Kathmandu Holdings led the market higher, up 11.5 per cent at $1.36, with 9 million shares traded. The retailer is expected to benefit from the lifting of restrictions on its retail stores.
Air New Zealand rose 9.2 per cent to $1.79. McIntyre said investors had confidence in the carrier's 800-day plan, despite capacity not being expected to recover during that time.
"Markets like certainty and I think they like the certainty that Air New Zealand will still be here in 800 days," he said.
Auckland International Airport increased 3.6 per cent to $7.21.
Metlifecare climbed 6.5 per cent to $4.62 after issuing a notice of meeting where it will ask shareholders to back its litigation against buyout suitor EQT. The retirement village operator today said underlying profit remains on track to be about $88m in the 12 months ending June 30, compared to $90.5m a year earlier.
Oceania Healthcare rose 8.4 per cent to $1.03, Arvida Group increased 5.8 per cent to $1.45 and Summerset Group was up 4.8 per cent at $6.75.

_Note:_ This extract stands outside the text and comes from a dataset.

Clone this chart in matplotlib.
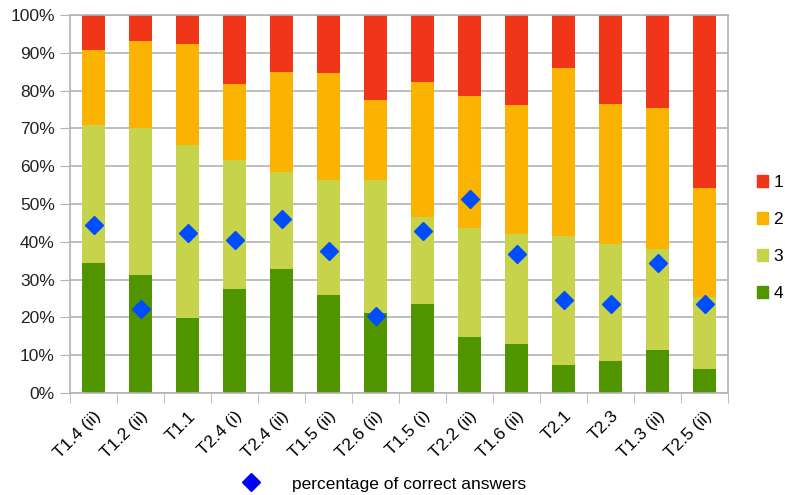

Fisher & Paykel Healthcare gained 6.8 per cent at $30, despite a stronger kiwi dollar trimming the value of its export receipts. A2 Milk Company rose 4.2 per cent to $19.80.
Chorus posted the day's biggest decline, falling 1.8 per cent to $7.81. Only two other top-50 stocks fell, Pushpay down 0.3 per cent at $7.04 and Port of Tauranga down 0.3 per cent at $7.30.
Outside the benchmark index, The Warehouse Group rose 4.2 per cent to $2.24. The retail group today said it was seeing strong trading due to pent up demand but did not expect it to last as job losses are expected to mount. Nine stores will be closed and the retailer plans to lay off up to a thousand staff.
McIntyre said the retailer's update provided a dose of reality to the jubilant trading, which he said had run ahead of the recovery.
"They are concerned about unemployment levels and the general state of the economy which the share market is showing no real correlation to at the moment," he said.